The most common drink driving offence is driving with a prescribed concentration of alcohol (PCA). For most drivers, that means driving with a blood alcohol concentration of 0.05 or more. PCA offences are described in more detail in a separate article.

DUI offences

It is an offence to drive a motor vehicle on a road or an area related to a road while under the influence (DUI) of drugs or alcohol. “Under the influence” means the driver is incapable of maintaining proper control of the vehicle. The offence is punishable by a fine and by imprisonment of not more than 6 months for a first offence or 12 months for a subsequent offence. Conviction also requires a license disqualification of 6 months to 3 years for a first offence and 12 month to 5 years for a repeat offence.

Riding a bicycle or a horse, cattle, or sheep while under the influence is also an offence. It is punishable by a fine or imprisonment of not more than 6 months.

A defence is available to a person charged with DUI if the person did not start, or attempt to start, the motor vehicle, and if the person did not attempt to put the motor vehicle in motion.
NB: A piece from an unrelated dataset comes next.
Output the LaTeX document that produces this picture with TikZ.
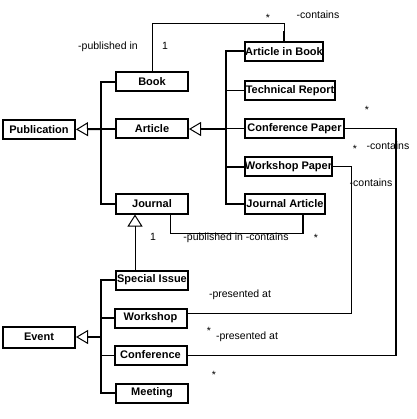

Whether the driver was actually “under the influence” often provides a basis for defending against a DUI charge.

Drug driving

It is an offence to drive with any detectable amount of certain drugs in the driver’s system. Those drugs are:

  • Methylamphetamine
  • THC (the active chemical ingredient in cannabis)
  • MDMA (Ecstasy)

A first offence is punishable by a fine and a licence disqualification. A repeat offence is punishable by a fine, a licence disqualification, and imprisonment of not more than 3 months.

Refusal offences

Drivers can be tested for the consumption of drugs or alcohol. Refusing a test is an offence. A separate article explains refusal offences in more detail.

Disclaimer : This article is just a summary of the subject matter being discussed and should not be regarded as a comprehensive legal advice for you to defend yourself alone. If you are charged with criminal offences, it is recommended that you seek legal assistance from criminal lawyers.